O Reino Desunido
por A-24, em 17.09.14
Ainda bem que não posso votar. Um lado, um grande lado, da minha família é escocesa, e faz-me impressão que de repente possa pertencer a um novo estado.
Na semana passada, sugeri que, aos olhos do resto do mundo, Portugal não tem muito mais existência do que a de um destino de férias. Esta semana, acontece o referendo da independência da Escócia, e é possível que o Reino Unido deixe de existir — e não apenas metaforicamente.
No corrente Reino Unido, as relações entre os países individuais que o compõem são de facto complicadas… Os ingleses e os galeses odeiam-se uns aos outros.
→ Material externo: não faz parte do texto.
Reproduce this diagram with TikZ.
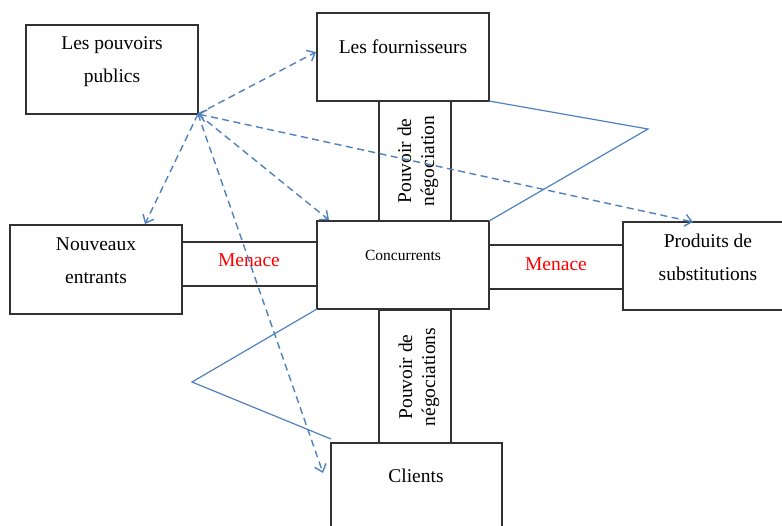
\documentclass[tikz,border=0pt]{standalone}
\usepackage{fontspec}
\setmainfont{Liberation Serif}
\usetikzlibrary{arrows.meta}
\definecolor{linkblue}{RGB}{79,129,189}
\definecolor{menacered}{RGB}{255,0,0}
\definecolor{boxgray}{RGB}{50,50,50}
\tikzset{openv/.tip={Straight Barb[length=7pt, width=12pt]}}

\begin{document}
\begin{tikzpicture}[x=1pt, y=-1pt, font=\fontsize{19.5}{33}\selectfont,
    every node/.style={outer sep=0pt, inner sep=0pt},
    box/.style={draw=boxgray, line width=1.4pt, fill=white},
    link/.style={draw=linkblue, line width=1.2pt},
    infl/.style={draw=linkblue, line width=1.4pt, dash pattern=on 7pt off 4.5pt},
    line join=miter]
    \useasboundingbox (0,0) rectangle (782,525);
    \clip (0,0) rectangle (782,525);
        \node[box, minimum width=172pt, minimum height=89pt] (publics) at (112,69.5) {};
        \node[box, minimum width=172pt, minimum height=88pt] (fourn) at (403,57) {};
        \node[box, minimum width=72pt, minimum height=120pt] (negoA) at (415,161) {};
        \node[box, minimum width=172pt, minimum height=88pt] (conc) at (403,265) {};
        \node[box, minimum width=172pt, minimum height=89pt] (entrants) at (96,269.5) {};
        \node[box, minimum width=135pt, minimum height=44pt] (menaceL) at (249.5,264) {};
        \node[box, minimum width=134pt, minimum height=44pt] (menaceR) at (556,267) {};
        \node[box, minimum width=172pt, minimum height=88pt] (produits) at (709,266) {};
        \node[box, minimum width=72pt, minimum height=133pt] (negoB) at (415,376.5) {};
        \node[box, minimum width=171pt, minimum height=100pt] (clients) at (416.5,493) {};

        \node[align=center] (publicsT) at (112,62) {Les pouvoirs\\publics};
        \node (fournT) at (403,47) {Les fournisseurs};
        \node[font=\fontsize{15.5}{18}\selectfont] (concT) at (403,255) {Concurrents};
        \node[align=center] (entrantsT) at (96,261) {Nouveaux\\entrants};
        \node[text=menacered] (menaceLT) at (249,260) {Menace};
        \node[text=menacered] (menaceRT) at (556,264) {Menace};
        \node[align=center] (produitsT) at (708,257) {Produits de\\substitutions};
        \node (clientsT) at (416,476) {Clients};
        \node[rotate=90, align=center, font=\fontsize{19.5}{23}\selectfont] (negoAT) at (418,161) {Pouvoir de\\négociation};
        \node[rotate=90, align=center, font=\fontsize{19.5}{23}\selectfont] (negoBT) at (419,377) {Pouvoir de\\négociations};

        \coordinate (pointR) at (648,129);
        \coordinate (pointL) at (192,382);
        \coordinate (endL) at (331,439);
        \draw[link] (fourn.south east) -- (pointR) -- (conc.north east);
        \draw[link] (conc.south west) -- (pointL) -- (endL);

        \coordinate (toFourn) at (316,52);
        \coordinate (toEntrants) at (145,224);
        \coordinate (toConc) at (329,220);
        \coordinate (toProduits) at (693,222);
        \coordinate (toClients) at (323,473);
        \draw[infl, -openv] (publics.south east) -- (toFourn);
        \draw[infl, -openv] (publics.south east) -- (toEntrants);
        \draw[infl, -openv] (publics.south east) -- (toConc);
        \draw[infl, openv-openv] (publics.south east) -- (toProduits);
        \draw[infl, -openv] (publics.south east) -- (toClients);
\end{tikzpicture}
\end{document}
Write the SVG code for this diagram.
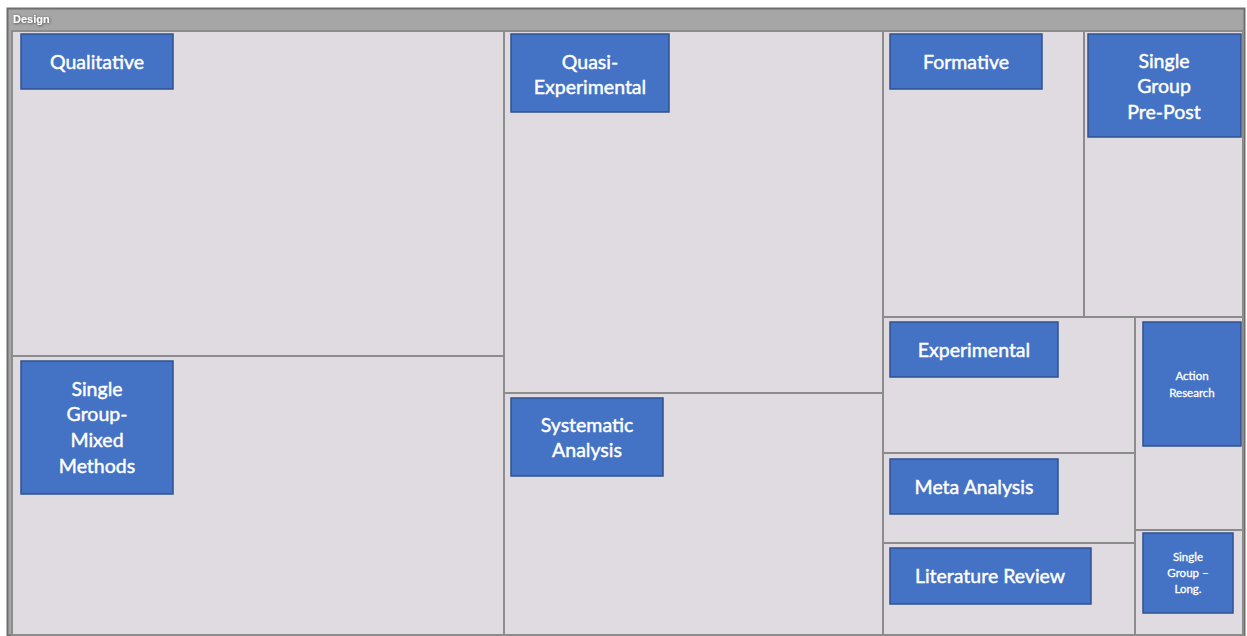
<svg xmlns="http://www.w3.org/2000/svg" width="1247" height="636" viewBox="0 0 1247 636">
  <style>
    .cell { fill: #dfdbe0; stroke: #8c8c8c; stroke-width: 2; }
    .tag { fill: #4472c4; stroke: #2f528f; stroke-width: 1.5; }
    .lbl { font-family: Lato, "Liberation Sans", sans-serif; font-size: 19.5px; fill: #ffffff; stroke: #ffffff; stroke-width: 0.45px; text-anchor: middle; }
    .sm { font-family: Lato, "Liberation Sans", sans-serif; font-size: 11.5px; fill: #ffffff; stroke: #ffffff; stroke-width: 0.3px; text-anchor: middle; }
    .hdr { font-family: "Liberation Sans", Arial, sans-serif; font-size: 11px; font-weight: bold; fill: #ffffff; }
  </style>
  <defs>
    <filter id="txtShadow" x="-10%" y="-30%" width="120%" height="160%">
      <feDropShadow dx="0.6" dy="0.6" stdDeviation="0.8" flood-color="#333333" flood-opacity="0.9"/>
    </filter>
  </defs>

  <rect width="1247" height="636" fill="#ffffff"/>

  <!-- outer frame and header bar -->
  <g id="frame">
    <rect x="7.5" y="8.5" width="1237" height="627" fill="#a6a6a6" stroke="#6e6e6e" stroke-width="2"/>
    <rect x="11" y="30" width="1232" height="605" fill="#dfdbe0"/>
    <text class="hdr" x="13" y="23" filter="url(#txtShadow)">Design</text>
  </g>

  <!-- treemap cells with their labels -->
  <g id="qualitative">
    <rect class="cell" x="12" y="31" width="492" height="325"/>
    <rect class="tag" x="21" y="34" width="152" height="55"/>
    <text class="lbl" x="97" y="69">Qualitative</text>
  </g>

  <g id="single-group-mixed-methods">
    <rect class="cell" x="12" y="356" width="492" height="279"/>
    <rect class="tag" x="21" y="361" width="152" height="133"/>
    <text class="lbl" x="97" y="396">Single</text>
    <text class="lbl" x="97" y="421">Group-</text>
    <text class="lbl" x="97" y="447">Mixed</text>
    <text class="lbl" x="97" y="473">Methods</text>
  </g>

  <g id="quasi-experimental">
    <rect class="cell" x="504" y="31" width="379" height="362"/>
    <rect class="tag" x="511" y="34" width="158" height="78"/>
    <text class="lbl" x="590" y="69">Quasi-</text>
    <text class="lbl" x="590" y="94">Experimental</text>
  </g>

  <g id="systematic-analysis">
    <rect class="cell" x="504" y="393" width="379" height="242"/>
    <rect class="tag" x="511" y="398" width="152" height="78"/>
    <text class="lbl" x="587" y="432">Systematic</text>
    <text class="lbl" x="587" y="457">Analysis</text>
  </g>

  <g id="formative">
    <rect class="cell" x="883" y="31" width="201" height="286"/>
    <rect class="tag" x="890" y="34" width="152" height="55"/>
    <text class="lbl" x="966" y="69">Formative</text>
  </g>

  <g id="single-group-pre-post">
    <rect class="cell" x="1084" y="31" width="159" height="286"/>
    <rect class="tag" x="1088" y="34" width="153" height="103"/>
    <text class="lbl" x="1164" y="68">Single</text>
    <text class="lbl" x="1164" y="93">Group</text>
    <text class="lbl" x="1164" y="119">Pre-Post</text>
  </g>

  <g id="experimental">
    <rect class="cell" x="883" y="317" width="252" height="136"/>
    <rect class="tag" x="890" y="322" width="168" height="55"/>
    <text class="lbl" x="974" y="357">Experimental</text>
  </g>

  <g id="meta-analysis">
    <rect class="cell" x="883" y="453" width="252" height="90"/>
    <rect class="tag" x="890" y="459" width="168" height="55"/>
    <text class="lbl" x="974" y="494">Meta Analysis</text>
  </g>

  <g id="literature-review">
    <rect class="cell" x="883" y="543" width="252" height="92"/>
    <rect class="tag" x="890" y="548" width="201" height="56"/>
    <text class="lbl" x="990" y="583">Literature Review</text>
  </g>

  <g id="action-research">
    <rect class="cell" x="1135" y="317" width="108" height="213"/>
    <rect class="tag" x="1143" y="322" width="98" height="124"/>
    <text class="sm" x="1192" y="380">Action</text>
    <text class="sm" x="1192" y="397">Research</text>
  </g>

  <g id="single-group-long">
    <rect class="cell" x="1135" y="530" width="108" height="105"/>
    <rect class="tag" x="1143" y="533" width="90" height="80"/>
    <text class="sm" x="1188" y="561">Single</text>
    <text class="sm" x="1188" y="577">Group –</text>
    <text class="sm" x="1188" y="593">Long.</text>
  </g>

  <!-- no connectors in this chart -->
  <g id="connectors"/>
</svg>
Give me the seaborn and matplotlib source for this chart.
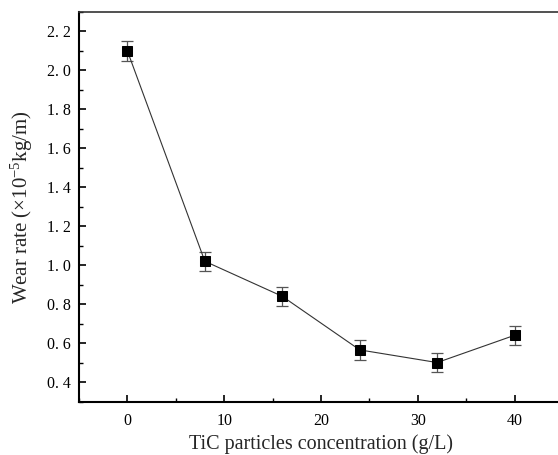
import matplotlib
matplotlib.use("Agg")
import matplotlib.pyplot as plt
import seaborn as sns
import pandas as pd
from matplotlib.ticker import MultipleLocator

# Data
concentration = [0, 8, 16, 24, 32, 40]          # TiC particles concentration (g/L)
wear_rate = [2.10, 1.02, 0.84, 0.565, 0.50, 0.64]  # x10^-5 kg/m
wear_err = [0.05, 0.05, 0.05, 0.05, 0.05, 0.05]

df = pd.DataFrame({"conc": concentration, "wear": wear_rate, "err": wear_err})

sns.set_theme(style="ticks")
plt.rcParams["font.family"] = ["Liberation Serif", "DejaVu Serif"]
plt.rcParams["mathtext.fontset"] = "custom"
plt.rcParams["mathtext.rm"] = "Liberation Serif"
plt.rcParams["mathtext.it"] = "Liberation Serif:italic"

fig = plt.figure(figsize=(5.58, 4.55), dpi=100)
# axes run just past the right edge, like the cropped original
ax = fig.add_axes([79 / 558, (455 - 401.5) / 455, 484 / 558, 389.5 / 455])

ax.errorbar(df["conc"], df["wear"], yerr=df["err"], fmt="none",
            ecolor="#555555", elinewidth=0.9, capsize=4, capthick=0.9, zorder=2)
sns.lineplot(data=df, x="conc", y="wear", ax=ax, color="#333333", linewidth=0.8,
             marker="s", markersize=6.5, markerfacecolor="black",
             markeredgecolor="black", zorder=3)

ax.set_xlim(-5, 45)
ax.set_ylim(0.3, 2.3)
ax.xaxis.set_major_locator(MultipleLocator(10))
ax.xaxis.set_minor_locator(MultipleLocator(5))
ax.yaxis.set_major_locator(MultipleLocator(0.2))
ax.yaxis.set_minor_locator(MultipleLocator(0.1))
ax.yaxis.set_major_formatter(plt.FuncFormatter(lambda v, p: f"{v:.1f}".replace(".", ". ")))

ax.tick_params(which="both", direction="in", colors="black", labelsize=11.5)
ax.tick_params(which="major", length=5, width=1.2)
ax.tick_params(which="minor", length=3, width=1.0)
ax.tick_params(axis="x", pad=8)
ax.tick_params(axis="y", pad=6)

for side in ["left", "bottom"]:
    ax.spines[side].set_linewidth(1.5)
    ax.spines[side].set_color("black")
ax.spines["top"].set_linewidth(1.2)
ax.spines["top"].set_color("#333333")
ax.spines["right"].set_visible(False)

ax.set_xlabel("TiC particles concentration (g/L)", fontsize=14.5)
ax.set_ylabel("Wear rate (×10$^{-5}$kg/m)", fontsize=15)
ax.xaxis.set_label_coords(0.5, -0.085)
ax.yaxis.set_label_coords(-0.09, 0.5)

fig.savefig("out.png", dpi=100)
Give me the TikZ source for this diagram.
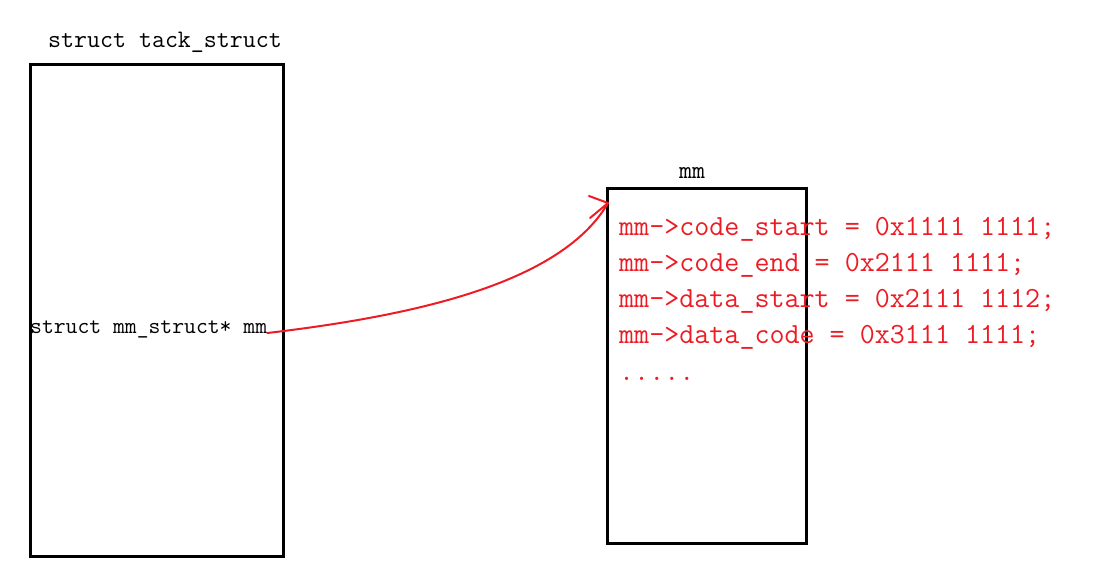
\documentclass[tikz,border=0pt]{standalone}
\usepackage{fontspec}
\definecolor{paintred}{RGB}{237,28,36}
\begin{document}
\begin{tikzpicture}[x=1pt,y=-1pt,
  box/.style={draw=black,line width=3pt},
  blacktxt/.style={font=\ttfamily\fontsize{23}{27}\selectfont,inner sep=0pt,anchor=base west},
  titletxt/.style={font=\ttfamily\fontsize{25.2}{29}\selectfont,inner sep=0pt,anchor=base west},
  redtxt/.style={font=\ttfamily\fontsize{29.2}{33}\selectfont,text=paintred,inner sep=0pt,anchor=base west},
  link/.style={draw=paintred,line width=2pt,line cap=round,line join=round}]
\useasboundingbox (0,0) rectangle (1106,587);
% left structure
\draw[box] (30,64) rectangle (283,556);
\node[titletxt] (title) at (48,47) {struct tack\_struct};
\node[blacktxt] (mmfield) at (30,333) {struct mm\_struct* mm};
% right structure
\draw[box] (607,188) rectangle (806,543);
\node[titletxt] (mmtitle) at (679,178) {mm};
\node[redtxt] (l1) at (619,235) {mm->code\_start = 0x1111 1111;};
\node[redtxt] (l2) at (619,271) {mm->code\_end = 0x2111 1111;};
\node[redtxt] (l3) at (619,307) {mm->data\_start = 0x2111 1112;};
\node[redtxt] (l4) at (619,343) {mm->data\_code = 0x3111 1111;};
\node[redtxt] (l5) at (619,380) {.....};
% pointer
\coordinate (src) at (mmfield.base east);
\coordinate (tip) at (608,203);
\draw[link] (src) .. controls (420,315) and (562,282) .. (tip);
\draw[link] ([shift={(-19,-7)}]tip) -- (tip) -- ([shift={(-18,15)}]tip);
\end{tikzpicture}
\end{document}
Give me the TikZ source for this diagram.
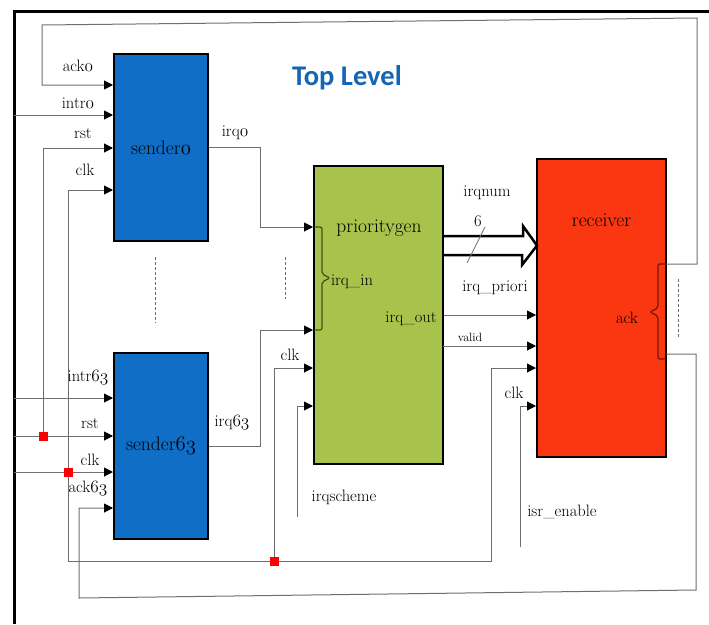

Os ingleses e os irlandeses do Norte suspeitam uns dos outros. Os galeses, os irlandeses do Norte e os escoceses (e por vezes, a gente da Cornualha, que também aspira à independência) sentem-se irmanados na luta contra o grande opressor inglês: os Celtas contra os “Normandos”… Esta semana, é a relação entre os escoceses e os ingleses que vai mesmo vai ser testada.
No corrente Reino Unido, a maior parte das pessoas que tem sangue escocês está sempre disposta a contar ao resto do mundo que tem sangue escocês. Ser escocês é fixe, é ter genes de guerreiro, pertencer às antigas tribos selvagens, forte e sem medo, o corajoso “underdog”. Coisas boas saíram da Escócia ao longo dos anos; o telefone, a televisão… o “teacake” de Tunnocks (é como uma bomboca, nojenta e doce — mas adoro-os). Nem preciso de mencionar Irn Bru (pode googlar) e whisky. A Escócia é atrevida, divertida e forte. É altamente refinada mas também rebarbativa. A Escócia é severa, cinzenta e escura, mas ao mesmo tempo consegue ver a piada das coisas.
Os ingleses gozam com os escoceses por serem preguiçosos, beberem e fumarem demasiado, só comerem fritos e morrerem de ataques cardíacos aos 27 anos, ou por serem presbiterianos velhos e rabugentos, contrários a tudo que é bom. No entanto, têm de admitir que adoram os escoceses, e desejariam ser tão resistentes e adorados como eles. Por isso, nas últimas semanas, os ingleses entraram em pânico, ao perceberem que podem mesmo perder a Escócia. Londres deixou tudo suspenso e correu a implorar aos escoceses que fiquem.
Do outro lado, os escoceses que têm sangue inglês nunca o declaram. Para eles, os ingleses são convencidos, arrogantes, fracos, pomposos — totós carecas que não sabem que o que têm é bom. Para os escoceses, os ingleses não são divertidos e queixam-se, em vez de fazer o que os escoceses fariam: continuarem a fazer o que tem de ser feito, mesmo à chuva e sem botas. Quanto mais do sul da Inglaterra é um inglês, pior é para os escoceses.
Os escoceses não confiam nada nos ingleses e, historicamente, têm razão. Nos últimos séculos, a Escócia foi muito mal tratada por Londres, embora eu não creia que Escócia tenha sido tratada de maneira pior do que o norte da Inglaterra ou outras regiões suficientemente remotas para Londres não lhes ligar nenhuma. Os londrinos, tal como os lisboetas, esquecem-se facilmente de que o país, e as vezes o mundo inteiro, não roda à volta deles.
O desprezo pelos ingleses na Escócia é forte, e é bem capaz de afectar o voto. Se o resultado for Sim, haverá pânico (nos dois lados), mas haverá optimismo (nos escoceses). Há tanta incógnitas por decifrar (a moeda e a filiação na UE; quanto petróleo ainda resta no Mar do Norte?; haverá passaportes novos e visas para os totós ingleses?), que será uma época difícil mas emocionante, essa de descobrir como vai ser um novo país.
Se o voto for Não, haverá amuos e discussões mas, acho eu, um grande sentido de alívio, especialmente no “País Ainda Chamado O Reino Unido da Grã-Bretanha e Irlanda do Norte, Graças a Deus”.
Ainda bem que não posso votar. Um lado, um grande lado, da minha família é escocesa, e faz-me impressão que de repente possa pertencer a um novo estado. A minha cabeça está interessada em ver como uma Escócia independente podia funcionar, embora me pareça arriscado, mas o meu coração não quer ver um Reino Desunido.
A Escócia é um dos bens maiores do Reino Unido, e não estou a falar do petróleo.